The Supreme Court of Eswatini ruled Thursday that four men deported from the United States last July under a third-country deportation program must be allowed to meet in person with a local lawyer after nearly nine months during which access to legal counsel had been denied. The men, originally from Cuba, Yemen, Laos, and Vietnam, had been held at the Matsapha Correctional Complex, a maximum-security prison, without being charged with crimes in Eswatini.

A lower court had previously granted access to local attorney Sibusiso Nhlabatsi, who represents the detainees’ U.S.-based legal team, but the government immediately appealed. In reaffirming the right to legal counsel, the Supreme Court dismissed government claims that the men did not want to meet Nhlabatsi and that as deportees who had not been formally arrested or charged within Eswatini, they had no entitlement to legal representation.

Eswatini, Africa’s last absolute monarchy, has faced criticism for its heavy-handed approach to dissent, including allegations of violent suppression of pro-democracy activists. U.S.-based lawyer Alma David of Novo Legal Group, representing two of the men, said the drawn-out legal battle underlines the government’s resistance to granting basic rights to the deportees.

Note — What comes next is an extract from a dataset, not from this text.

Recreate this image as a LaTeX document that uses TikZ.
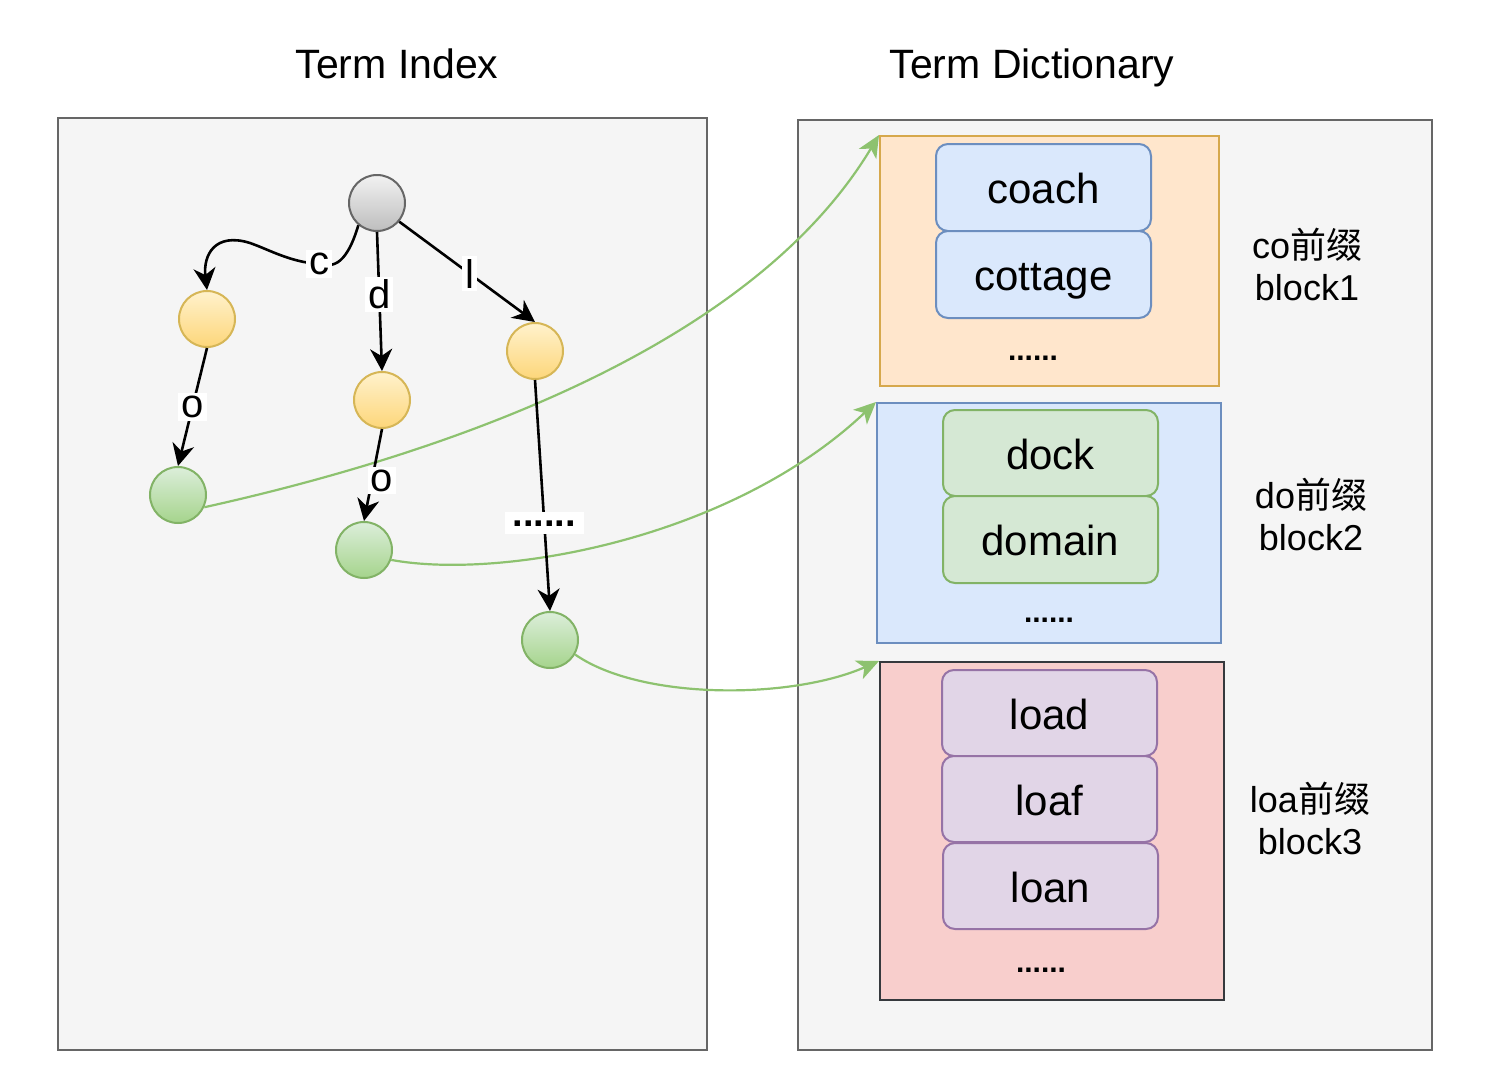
\documentclass[tikz,border=0pt]{standalone}
\usepackage{fontspec}
\setmainfont{Liberation Sans}
\newfontfamily\cjk{Noto Sans CJK SC}
\usetikzlibrary{arrows.meta}
\definecolor{panelfill}{HTML}{F5F5F5}
\definecolor{panelline}{HTML}{666666}
\definecolor{orfill}{HTML}{FFE6CC}
\definecolor{orline}{HTML}{D6A84C}
\definecolor{blfill}{HTML}{DAE8FC}
\definecolor{blline}{HTML}{6C8EBF}
\definecolor{rdfill}{HTML}{F8CECC}
\definecolor{rdline}{HTML}{36393D}
\definecolor{gnfill}{HTML}{D5E8D4}
\definecolor{gnline}{HTML}{82B366}
\definecolor{pufill}{HTML}{E1D5E7}
\definecolor{puline}{HTML}{9673A6}
\definecolor{linkgreen}{HTML}{8DC26F}
\definecolor{grtop}{HTML}{F2F2F2}
\definecolor{grbot}{HTML}{BDBDBD}
\definecolor{yetop}{HTML}{FFF2CC}
\definecolor{yebot}{HTML}{FDD67A}
\definecolor{yeline}{HTML}{D6B656}
\definecolor{gntop}{HTML}{DCEEDA}
\definecolor{gnbot}{HTML}{A5D48C}
\tikzset{
  panel/.style={draw=panelline, fill=panelfill, line width=1pt, inner sep=0pt},
  blockbox/.style={line width=1pt, inner sep=0pt},
  term/.style={rounded corners=6pt, line width=1pt, inner sep=0pt,
    minimum width=107.5pt, minimum height=43.5pt, text height=16pt, text depth=0pt,
    font=\fontsize{21}{24}\selectfont},
  dots/.style={font=\fontsize{15}{18}\selectfont\bfseries, inner sep=0pt},
  title/.style={font=\fontsize{20.5}{24}\selectfont, inner sep=0pt, anchor=base},
  side/.style={font=\fontsize{18}{21}\selectfont, align=center, inner sep=0pt},
  trienode/.style={circle, line width=1pt, minimum size=28pt, inner sep=0pt},
  rootn/.style={trienode, draw=panelline, top color=grtop, bottom color=grbot},
  yen/.style={trienode, draw=yeline, top color=yetop, bottom color=yebot},
  gnn/.style={trienode, draw=gnline, top color=gntop, bottom color=gnbot},
  tedge/.style={line width=1.3pt, -{Stealth[length=11pt, width=11pt, inset=3.5pt]}},
  elbl/.style={fill=white, inner sep=1.5pt, font=\fontsize{20}{22}\selectfont},
  link/.style={draw=linkgreen, line width=1.1pt, -{Stealth[length=11pt, width=10pt, inset=3pt, fill=linkgreen]}},
}
\begin{document}
\begin{tikzpicture}[x=0.5pt, y=-0.5pt]
\useasboundingbox (0,0) rectangle (1506,1092);
% titles
\node[title] (t1) at (397,78) {Term Index};
\node[title] (t2) at (1032,78) {Term Dictionary};
% panels
\node[panel, minimum width=324.5pt, minimum height=466pt] (lp) at (382.5,584) {};
\node[panel, minimum width=317pt, minimum height=465pt] (rp) at (1115,585) {};
% blocks
\node[blockbox, draw=orline, fill=orfill, minimum width=169.5pt, minimum height=125pt] (b1) at (1049.5,261) {};
\node[blockbox, draw=blline, fill=blfill, minimum width=172pt, minimum height=120pt] (b2) at (1049,523) {};
\node[blockbox, draw=rdline, fill=rdfill, minimum width=172pt, minimum height=169pt] (b3) at (1052,831) {};
% terms
\node[term, draw=blline, fill=blfill] (coach) at (1043.5,187.5) {coach};
\node[term, draw=blline, fill=blfill] (cottage) at (1043.5,274.5) {cottage};
\node[dots] (d1) at (1033,358) {......};
\node[term, draw=gnline, fill=gnfill, minimum height=43pt] (dock) at (1050.5,453) {dock};
\node[term, draw=gnline, fill=gnfill] (domain) at (1050.5,539.5) {domain};
\node[dots] (d2) at (1049,620) {......};
\node[term, draw=puline, fill=pufill, minimum height=43pt] (load) at (1049.5,713) {load};
\node[term, draw=puline, fill=pufill, minimum height=43pt] (loaf) at (1049.5,799) {loaf};
\node[term, draw=puline, fill=pufill, minimum height=43pt] (loan) at (1050.5,886) {loan};
\node[dots] (d3) at (1041,970) {......};
% side labels
\node[side] (s1) at (1307,264) {co{\cjk 前缀}\\block1};
\node[side] (s2) at (1311,514) {do{\cjk 前缀}\\block2};
\node[side] (s3) at (1310,818) {loa{\cjk 前缀}\\block3};
% trie nodes
\node[rootn] (r) at (377,203) {};
\node[yen] (y1) at (207,319) {};
\node[yen] (y2) at (382,400) {};
\node[yen] (y3) at (535,351) {};
\node[gnn] (g1) at (178,495) {};
\node[gnn] (g2) at (364,550) {};
\node[gnn] (g3) at (550,640) {};
% green links
\coordinate (b1c) at (b1.north west);
\coordinate (b2c) at (b2.north west);
\coordinate (b3c) at (b3.north west);
\draw[link] (g1.-25) .. controls (440,455) and (750,350) .. (b1c);
\draw[link] (g2.-20) .. controls (500,580) and (730,540) .. (b2c);
\draw[link] (g3.-30) .. controls (640,700) and (790,700) .. (b3c);
% trie edges
\draw[tedge] (r.-130) .. controls (345,270) and (330,266) .. (319,264) node[elbl] {c}
  .. controls (290,262) and (270,250) .. (250,243)
  .. controls (215,232) and (203,255) .. (y1.north);
\draw[tedge] (r.south) -- node[elbl, pos=0.45] {d} (y2.north);
\draw[tedge] (r.-40) -- node[elbl, pos=0.52] {l} (y3.north);
\draw[tedge] (y1.south) -- node[elbl, pos=0.5] {o} (g1.north);
\draw[tedge] (y2.south) -- node[elbl, pos=0.56, xshift=5pt] {o} (g2.north);
\draw[tedge] (y3.south) -- node[elbl, pos=0.62, font=\fontsize{19}{22}\selectfont\bfseries, inner sep=4pt] {......} (g3.north);
\end{tikzpicture}
\end{document}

The four men were convicted of serious offenses in the U.S. and served their sentences before deportation, according to U.S. authorities. However, their lawyers contend the men’s continued detention in Eswatini is unlawful without formal charges or trials. The U.S. government reportedly paid Eswatini $5.1 million to receive deportees as part of a broader Trump-era initiative to expedite deportations by transferring migrants to countries other than their own. Since July, Eswatini has accepted at least 19 individuals through this program, detaining some for up to a year; two have been repatriated to their countries of origin.

Eswatini is one of eight African nations known to have agreements with the U.S. under this third-country deportation framework. Other countries include Rwanda, South Sudan, Uganda, Ghana, Cameroon, Equatorial Guinea, and Congo. Some of these agreements have involved substantial U.S. payments, such as Rwanda’s $7.5 million deal. Internal government documents reveal the Trump administration spent at least $40 million to deport roughly 300 migrants via these arrangements, which have been criticized for their secrecy and potential human rights implications.

Senate Democrats have questioned payments to countries like Equatorial Guinea, where leadership has faced accusations of systemic corruption and repression. Additionally, records related to South Sudan’s deal suggest the government sought the lifting of U.S. sanctions and assistance prosecuting political opponents in exchange for accepting deportees, though it appears such conditions were not accepted by Washington.

Eswatini’s government spokesperson, Thabile Mdluli, said the administration has yet to decide on any further actions following the Supreme Court’s ruling. Meanwhile, U.S. officials maintain that the deportations followed due process, leaving the fate and treatment of the deportees to the jurisdiction of recipient countries.